General Staff, Emad al-Din Mustafa Adawi and the Deputy Commander of the U.S. Africa Command (AFRICOM), Alexander Laskaris, speaks to the press on 9 August 2017 (SUNA Photo)

August 28, 2017 (KHARTOUM) – Washington-based advocacy group Enough Project Monday called on the U.S. administration to work in the future on ways to achieve a lasting peace and democratic reforms in Sudan pointing that the root problem remains the authoritarian, kleptocratic government.

Washington is largely expected to repeal the 20-year economic embargo on the east African nation, which is believed to be ineffective and more harmed for the Sudanese people than its rigid regime.
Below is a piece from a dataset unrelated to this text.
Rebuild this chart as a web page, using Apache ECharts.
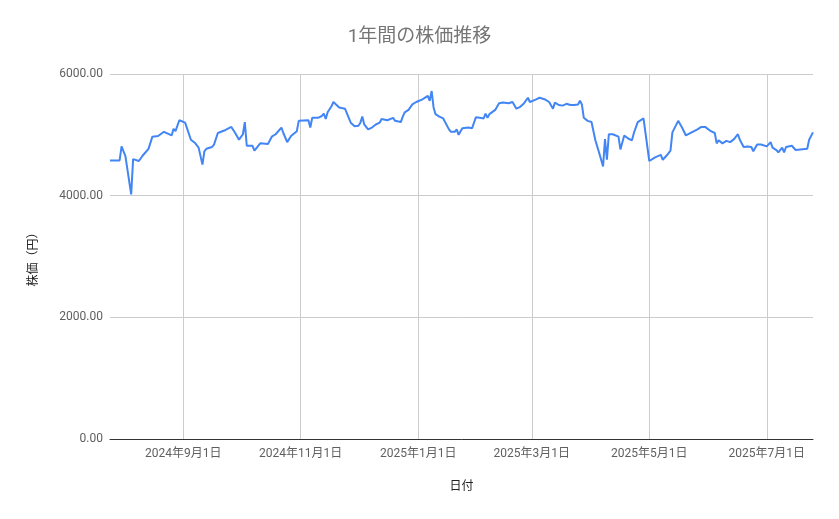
<!DOCTYPE html>
<html>
<head>
<meta charset="utf-8">
<script src="https://cdn.jsdelivr.net/npm/echarts@6/dist/echarts.min.js"></script>
<style>
html,body{margin:0;padding:0;background:#fff;}
#chart{width:839px;height:519px;}
</style>
</head>
<body>
<div id="chart"></div>
<script>
const titleText = '1年間の株価推移';
const xAxisName = '日付';
const yAxisName = '株価（円）';
const xMin = '2024-07-25';
const xMax = '2025-07-25';
const xTickDates = ['2024-09-01','2024-11-01','2025-01-01','2025-03-01','2025-05-01','2025-07-01'];
const yTicks = [0, 2000, 4000, 6000];

const dates = [
'2024-07-25','2024-07-26','2024-07-30','2024-07-31','2024-08-01','2024-08-02','2024-08-05','2024-08-06','2024-08-09','2024-08-11',
'2024-08-14','2024-08-16','2024-08-17','2024-08-19','2024-08-22','2024-08-23','2024-08-26','2024-08-27','2024-08-28','2024-08-30',
'2024-08-31','2024-09-02','2024-09-05','2024-09-07','2024-09-09','2024-09-11','2024-09-12','2024-09-13','2024-09-16','2024-09-17',
'2024-09-19','2024-09-20','2024-09-23','2024-09-24','2024-09-26','2024-09-28','2024-09-30','2024-10-02','2024-10-03','2024-10-04',
'2024-10-07','2024-10-08','2024-10-09','2024-10-11','2024-10-15','2024-10-16','2024-10-17','2024-10-19','2024-10-20','2024-10-22',
'2024-10-23','2024-10-25','2024-10-27','2024-10-30','2024-10-31','2024-11-01','2024-11-05','2024-11-06','2024-11-07','2024-11-10',
'2024-11-12','2024-11-13','2024-11-14','2024-11-15','2024-11-17','2024-11-18','2024-11-19','2024-11-21','2024-11-24','2024-11-25',
'2024-11-27','2024-11-28','2024-11-29','2024-12-01','2024-12-02','2024-12-03','2024-12-04','2024-12-06','2024-12-08','2024-12-10',
'2024-12-12','2024-12-13','2024-12-16','2024-12-17','2024-12-19','2024-12-20','2024-12-23','2024-12-24','2024-12-25','2024-12-27',
'2024-12-29','2024-12-31','2025-01-03','2025-01-06','2025-01-07','2025-01-08','2025-01-09','2025-01-10','2025-01-12','2025-01-14',
'2025-01-15','2025-01-17','2025-01-18','2025-01-20','2025-01-21','2025-01-22','2025-01-23','2025-01-24','2025-01-27','2025-01-29',
'2025-01-31','2025-02-02','2025-02-04','2025-02-05','2025-02-06','2025-02-07','2025-02-10','2025-02-12','2025-02-14','2025-02-17',
'2025-02-19','2025-02-21','2025-02-23','2025-02-25','2025-02-27','2025-02-28','2025-03-03','2025-03-05','2025-03-08','2025-03-10',
'2025-03-12','2025-03-13','2025-03-15','2025-03-17','2025-03-19','2025-03-21','2025-03-23','2025-03-25','2025-03-26','2025-03-27',
'2025-03-28','2025-03-30','2025-03-31','2025-04-01','2025-04-03','2025-04-05','2025-04-07','2025-04-08','2025-04-09','2025-04-10',
'2025-04-12','2025-04-15','2025-04-16','2025-04-18','2025-04-20','2025-04-22','2025-04-23','2025-04-25','2025-04-28','2025-04-29',
'2025-05-01','2025-05-02','2025-05-04','2025-05-07','2025-05-08','2025-05-10','2025-05-12','2025-05-13','2025-05-14','2025-05-16',
'2025-05-18','2025-05-20','2025-05-23','2025-05-26','2025-05-28','2025-05-30','2025-05-31','2025-06-02','2025-06-03','2025-06-04',
'2025-06-05','2025-06-06','2025-06-08','2025-06-10','2025-06-12','2025-06-14','2025-06-16','2025-06-17','2025-06-19','2025-06-21',
'2025-06-22','2025-06-23','2025-06-24','2025-06-26','2025-06-28','2025-07-01','2025-07-03','2025-07-04','2025-07-06','2025-07-07',
'2025-07-09','2025-07-10','2025-07-11','2025-07-14','2025-07-16','2025-07-17','2025-07-22','2025-07-23','2025-07-25'
];
const prices = [
4580,4550,4580,4810,4810,4650,4020,4600,4570,4660,
4770,4970,4980,4980,5050,5040,4990,5100,5060,5240,
5220,5200,4920,4870,4790,4510,4730,4770,4800,4840,
5030,5020,5080,5110,5130,5030,4920,5010,5210,4820,
4820,4740,4760,4860,4850,4840,4970,5010,5030,5120,
5030,4880,4980,5060,5230,5200,5240,5120,5280,5280,
5310,5350,5260,5370,5470,5540,5530,5450,5430,5420,
5200,5200,5140,5150,5200,5300,5170,5090,5120,5170,
5200,5260,5240,5220,5280,5230,5210,5300,5370,5410,
5500,5540,5580,5640,5560,5720,5450,5340,5300,5270,
5280,5090,5050,5050,5090,5000,5060,5110,5120,5110,
5290,5280,5270,5350,5280,5340,5410,5520,5530,5520,
5540,5430,5460,5520,5610,5540,5580,5610,5580,5540,
5430,5530,5490,5480,5510,5490,5490,5500,5560,5500,
5280,5230,5200,5210,4910,4700,4480,4930,4590,5010,
5010,4970,4760,4990,4940,4910,5030,5210,5270,5280,
4570,4590,4630,4670,4590,4660,4740,5040,5010,5230,
5120,4990,5040,5090,5130,5130,5100,5060,5080,5030,
4860,4910,4860,4900,4880,4930,5010,4920,4800,4810,
4800,4800,4730,4840,4840,4810,4880,4790,4750,4710,
4790,4710,4800,4820,4750,4770,4770,4920,5040
];

const FONT = "Roboto, 'Noto Sans CJK JP', sans-serif";
const ts = s => Date.parse(s + 'T00:00:00Z');
const seriesData = dates.map((d, i) => [ts(d), prices[i]]);
const xTickValues = xTickDates.map(ts);

const chart = echarts.init(document.getElementById('chart'));
chart.setOption({
  animation: false,
  backgroundColor: '#ffffff',
  title: {
    text: titleText,
    left: 'center',
    top: 28,
    padding: 0,
    textStyle: { fontFamily: FONT, fontSize: 19, fontWeight: 'normal', color: '#757575' }
  },
  grid: { left: 110, right: 26, top: 74, bottom: 80, containLabel: false },
  xAxis: {
    type: 'value',
    min: ts(xMin),
    max: ts(xMax),
    name: xAxisName,
    nameLocation: 'middle',
    nameGap: 42,
    nameTextStyle: { fontFamily: FONT, fontSize: 12, color: '#222' },
    axisLine: { show: true, onZero: false, lineStyle: { color: '#333', width: 1 } },
    axisTick: { show: false, customValues: xTickValues },
    axisLabel: {
      customValues: xTickValues,
      margin: 9,
      fontFamily: FONT,
      fontSize: 12,
      color: '#5f5f5f',
      formatter: function (v) {
        const d = new Date(v);
        return d.getUTCFullYear() + '年' + (d.getUTCMonth() + 1) + '月' + d.getUTCDate() + '日';
      }
    },
    splitLine: { show: true, lineStyle: { color: '#cccccc', width: 1 } }
  },
  yAxis: {
    type: 'value',
    min: yTicks[0],
    max: yTicks[yTicks.length - 1],
    interval: yTicks[1] - yTicks[0],
    name: yAxisName,
    nameLocation: 'middle',
    nameGap: 70,
    nameTextStyle: { fontFamily: FONT, fontSize: 12, color: '#222' },
    axisLine: { show: false },
    axisTick: { show: false },
    axisLabel: {
      margin: 7,
      fontFamily: FONT,
      fontSize: 12,
      color: '#5f5f5f',
      formatter: v => v.toFixed(2)
    },
    splitLine: { show: true, lineStyle: { color: '#cccccc', width: 1 } }
  },
  series: [{
    type: 'line',
    data: seriesData,
    showSymbol: false,
    symbol: 'none',
    lineStyle: { color: '#4285F4', width: 2 },
    itemStyle: { color: '#4285F4' }
  }]
});
</script>
</body>
</html>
U.S. top diplomat in Khartoum Steven Koutsis explained to the Washington Post on Monday the American policy towards the Sudan saying “What we want to ensure is, while we are trying to get the regime to change its ways, that the people of Sudan are not suffering because of that”.

In line with this approach, Enough Project issued a statement on making the next step count saying “the next phase of U.S. policy needs to address the root problem in Sudan: the authoritarian, kleptocratic government that makes tactical short-term adjustments in its policies in response to mild pressures but retains its strategic objectives”.

The advocacy group further pointed to the need for “fundamental reforms in the Sudanese state” but emphasised on the for “effective pressures and incentives” to bring the government to achieve these changes.

“A comprehensive peace agreement with armed groups, commitment to human rights protections, including for religious minorities, and a more inclusive sharing of power with other Sudanese groups,” are among the required reforms.

More precisely the group enumerated a number of benchmarks saying Washington needs to press Khartoum to achieve including the repeal of legal and constitutional articles on Apostasy, removal of legal immunities for Sudanese military, paramilitaries and security forces.

Enough further calls for “a constitutional convention in Sudan that is led by Sudanese stakeholders and overseen by independent international monitors, followed by adoption of the new constitution”

The Sudanese government held last year a national dialogue process that the opposition groups boycotted because the government failed to ensure freedoms, release political detainees and to include the holdout rebel groups.

Recently the Popular Congress Party criticised the government for not enforcing the recommendations of the dialogue process and also excluding them from the decision making process in this respect.

Enough Project said the U.S. administration during the next phase of engagement should prepare “smart, modernized sanctions that spare the Sudanese public and target those most responsible for grand corruption, atrocities and obstructing peace”

Also, the group said that Sudan’s removal of the State Sponsor of Terrorism and support for Sudanese debt relief, should be on the negotiating table of the normalisation of bilateral relations process and used as garrotes to bring the ruling National Congress Party to achieve peace and democratic reforms in Sudan.

“Shorter term incentives could include the appointment of a full U.S. ambassador and increased trade promotion activities,” it further said.